§ Work to complete
Copy the data that follows exactly. Include no pictures.

§ Data lines

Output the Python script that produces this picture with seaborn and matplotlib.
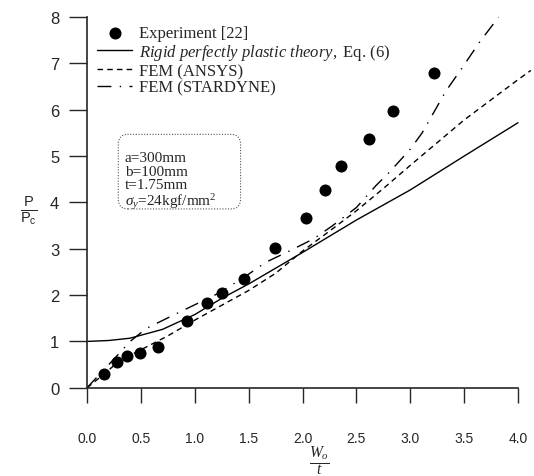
import numpy as np
import pandas as pd
import matplotlib
matplotlib.use("Agg")
import matplotlib.pyplot as plt
from matplotlib.patches import FancyBboxPatch
import seaborn as sns

# ---- data ----
exp_x = [0.16, 0.28, 0.37, 0.49, 0.66, 0.93, 1.11, 1.25, 1.46, 1.74,
         2.03, 2.21, 2.36, 2.62, 2.84, 3.22]
exp_y = [0.29, 0.55, 0.69, 0.75, 0.88, 1.44, 1.82, 2.05, 2.35, 3.01,
         3.66, 4.27, 4.78, 5.38, 5.98, 6.79]

rigid_x = [0.0, 0.2, 0.4, 0.7, 1.0, 1.25, 1.5, 1.75, 2.0, 2.25, 2.5, 3.0, 3.5, 4.0]
rigid_y = [1.0, 1.02, 1.07, 1.26, 1.58, 1.93, 2.24, 2.58, 2.92, 3.27, 3.62, 4.27, 5.0, 5.72]

ansys_x = [0.0, 0.15, 0.3, 0.5, 0.75, 1.0, 1.25, 1.5, 1.75, 2.0, 2.25, 2.5, 2.75, 3.0, 3.5, 4.0, 4.12]
ansys_y = [0.0, 0.28, 0.58, 0.82, 1.12, 1.46, 1.78, 2.1, 2.47, 2.95, 3.38, 3.82, 4.3, 4.8, 5.78, 6.65, 6.85]

stard_x = [0.0, 0.1, 0.25, 0.4, 0.55, 0.83, 1.23, 1.48, 1.66, 1.85, 2.1, 2.28, 2.5,
           2.68, 2.81, 3.0, 3.11, 3.33, 3.48, 3.64, 3.82]
stard_y = [0.0, 0.25, 0.62, 1.0, 1.28, 1.6, 2.05, 2.42, 2.71, 2.92, 3.21, 3.5, 3.89,
           4.36, 4.66, 5.15, 5.5, 6.4, 6.9, 7.45, 8.0]

x_ticks = [0.0, 0.5, 1.0, 1.5, 2.0, 2.5, 3.0, 3.5, 4.0]
y_ticks = [0, 1, 2, 3, 4, 5, 6, 7, 8]

params_text = "a=300mm\nb=100mm\nt=1.75mm\n$\\sigma_y$=24kgf/mm$^2$"

sns.set_style("ticks")
plt.rcParams["font.family"] = ["Liberation Serif", "DejaVu Serif"]
plt.rcParams["mathtext.fontset"] = "custom"
plt.rcParams["mathtext.rm"] = "Liberation Serif"
plt.rcParams["mathtext.it"] = "Liberation Serif:italic"
plt.rcParams["mathtext.sf"] = "Liberation Sans"

fig = plt.figure(figsize=(5.34, 4.77), dpi=100)
ax = fig.add_axes([0.163, 0.185, 0.807, 0.777])

sns.scatterplot(x=exp_x, y=exp_y, ax=ax, color="black", s=75, edgecolor="black",
                linewidth=0, label="Experiment [22]", zorder=3)
sns.lineplot(x=rigid_x, y=rigid_y, ax=ax, color="black", lw=1.0,
             label=r"$\mathit{Rigid\ perfectly\ plastic\ theory,}$ Eq. (6)")
sns.lineplot(x=ansys_x, y=ansys_y, ax=ax, color="black", lw=1.0,
             label="FEM (ANSYS)")
sns.lineplot(x=stard_x, y=stard_y, ax=ax, color="black", lw=1.0,
             label="FEM (STARDYNE)")
ax.lines[1].set_dashes([4, 3])
ax.lines[2].set_dashes([10, 6, 1, 6])
for ln in ax.lines:
    ln.set_clip_on(False)

ax.set_xlim(0, 4.0)
ax.set_ylim(0, 8)
ax.set_xticks(x_ticks)
ax.set_xticklabels([f"{v:.1f}" for v in x_ticks], fontfamily="Liberation Sans", fontsize=10)
ax.set_yticks(y_ticks)
ax.set_yticklabels([str(v) for v in y_ticks], fontfamily="Liberation Sans", fontsize=12)
ax.tick_params(axis="y", length=13, width=1, pad=7, direction="out")
ax.tick_params(axis="x", length=11, width=1, pad=20, direction="out")
sns.despine(ax=ax)
for sp in ["left", "bottom"]:
    ax.spines[sp].set_linewidth(1.2)

ax.set_xlabel(r"$\frac{W_o}{t}$", fontsize=16)
ax.xaxis.set_label_coords(0.54, -0.15)
ax.set_ylabel(r"$\mathsf{\frac{P}{P_c}}$", fontsize=15, rotation=0, va="center")
ax.yaxis.set_label_coords(-0.135, 0.48)

leg = ax.legend(loc="upper left", bbox_to_anchor=(0.0, 1.005), frameon=False,
                fontsize=12, handlelength=2.1, handletextpad=0.4,
                labelspacing=0.05, borderaxespad=0.2)

# parameter box
box = FancyBboxPatch((0.29, 3.86), 1.135, 1.61,
                     boxstyle="round,pad=0,rounding_size=0.09",
                     mutation_aspect=2.33, fc="white", ec="#555555",
                     ls=(0, (1, 1.5)), lw=0.8, zorder=2)
ax.add_patch(box)
ax.text(0.35, 5.1, params_text, fontsize=11, va="top", ha="left",
        linespacing=1.02, zorder=3)

fig.savefig("out.png", dpi=100)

§ Result of this exercise
Output the Python script that produces this picture with seaborn and matplotlib.
import numpy as np
import pandas as pd
import matplotlib
matplotlib.use("Agg")
import matplotlib.pyplot as plt
from matplotlib.patches import FancyBboxPatch
import seaborn as sns

# ---- data ----
exp_x = [0.16, 0.28, 0.37, 0.49, 0.66, 0.93, 1.11, 1.25, 1.46, 1.74,
         2.03, 2.21, 2.36, 2.62, 2.84, 3.22]
exp_y = [0.29, 0.55, 0.69, 0.75, 0.88, 1.44, 1.82, 2.05, 2.35, 3.01,
         3.66, 4.27, 4.78, 5.38, 5.98, 6.79]

rigid_x = [0.0, 0.2, 0.4, 0.7, 1.0, 1.25, 1.5, 1.75, 2.0, 2.25, 2.5, 3.0, 3.5, 4.0]
rigid_y = [1.0, 1.02, 1.07, 1.26, 1.58, 1.93, 2.24, 2.58, 2.92, 3.27, 3.62, 4.27, 5.0, 5.72]

ansys_x = [0.0, 0.15, 0.3, 0.5, 0.75, 1.0, 1.25, 1.5, 1.75, 2.0, 2.25, 2.5, 2.75, 3.0, 3.5, 4.0, 4.12]
ansys_y = [0.0, 0.28, 0.58, 0.82, 1.12, 1.46, 1.78, 2.1, 2.47, 2.95, 3.38, 3.82, 4.3, 4.8, 5.78, 6.65, 6.85]

stard_x = [0.0, 0.1, 0.25, 0.4, 0.55, 0.83, 1.23, 1.48, 1.66, 1.85, 2.1, 2.28, 2.5,
           2.68, 2.81, 3.0, 3.11, 3.33, 3.48, 3.64, 3.82]
stard_y = [0.0, 0.25, 0.62, 1.0, 1.28, 1.6, 2.05, 2.42, 2.71, 2.92, 3.21, 3.5, 3.89,
           4.36, 4.66, 5.15, 5.5, 6.4, 6.9, 7.45, 8.0]

x_ticks = [0.0, 0.5, 1.0, 1.5, 2.0, 2.5, 3.0, 3.5, 4.0]
y_ticks = [0, 1, 2, 3, 4, 5, 6, 7, 8]

params_text = "a=300mm\nb=100mm\nt=1.75mm\n$\\sigma_y$=24kgf/mm$^2$"

sns.set_style("ticks")
plt.rcParams["font.family"] = ["Liberation Serif", "DejaVu Serif"]
plt.rcParams["mathtext.fontset"] = "custom"
plt.rcParams["mathtext.rm"] = "Liberation Serif"
plt.rcParams["mathtext.it"] = "Liberation Serif:italic"
plt.rcParams["mathtext.sf"] = "Liberation Sans"

fig = plt.figure(figsize=(5.34, 4.77), dpi=100)
ax = fig.add_axes([0.163, 0.185, 0.807, 0.777])

sns.scatterplot(x=exp_x, y=exp_y, ax=ax, color="black", s=75, edgecolor="black",
                linewidth=0, label="Experiment [22]", zorder=3)
sns.lineplot(x=rigid_x, y=rigid_y, ax=ax, color="black", lw=1.0,
             label=r"$\mathit{Rigid\ perfectly\ plastic\ theory,}$ Eq. (6)")
sns.lineplot(x=ansys_x, y=ansys_y, ax=ax, color="black", lw=1.0,
             label="FEM (ANSYS)")
sns.lineplot(x=stard_x, y=stard_y, ax=ax, color="black", lw=1.0,
             label="FEM (STARDYNE)")
ax.lines[1].set_dashes([4, 3])
ax.lines[2].set_dashes([10, 6, 1, 6])
for ln in ax.lines:
    ln.set_clip_on(False)

ax.set_xlim(0, 4.0)
ax.set_ylim(0, 8)
ax.set_xticks(x_ticks)
ax.set_xticklabels([f"{v:.1f}" for v in x_ticks], fontfamily="Liberation Sans", fontsize=10)
ax.set_yticks(y_ticks)
ax.set_yticklabels([str(v) for v in y_ticks], fontfamily="Liberation Sans", fontsize=12)
ax.tick_params(axis="y", length=13, width=1, pad=7, direction="out")
ax.tick_params(axis="x", length=11, width=1, pad=20, direction="out")
sns.despine(ax=ax)
for sp in ["left", "bottom"]:
    ax.spines[sp].set_linewidth(1.2)

ax.set_xlabel(r"$\frac{W_o}{t}$", fontsize=16)
ax.xaxis.set_label_coords(0.54, -0.15)
ax.set_ylabel(r"$\mathsf{\frac{P}{P_c}}$", fontsize=15, rotation=0, va="center")
ax.yaxis.set_label_coords(-0.135, 0.48)

leg = ax.legend(loc="upper left", bbox_to_anchor=(0.0, 1.005), frameon=False,
                fontsize=12, handlelength=2.1, handletextpad=0.4,
                labelspacing=0.05, borderaxespad=0.2)

# parameter box
box = FancyBboxPatch((0.29, 3.86), 1.135, 1.61,
                     boxstyle="round,pad=0,rounding_size=0.09",
                     mutation_aspect=2.33, fc="white", ec="#555555",
                     ls=(0, (1, 1.5)), lw=0.8, zorder=2)
ax.add_patch(box)
ax.text(0.35, 5.1, params_text, fontsize=11, va="top", ha="left",
        linespacing=1.02, zorder=3)

fig.savefig("out.png", dpi=100)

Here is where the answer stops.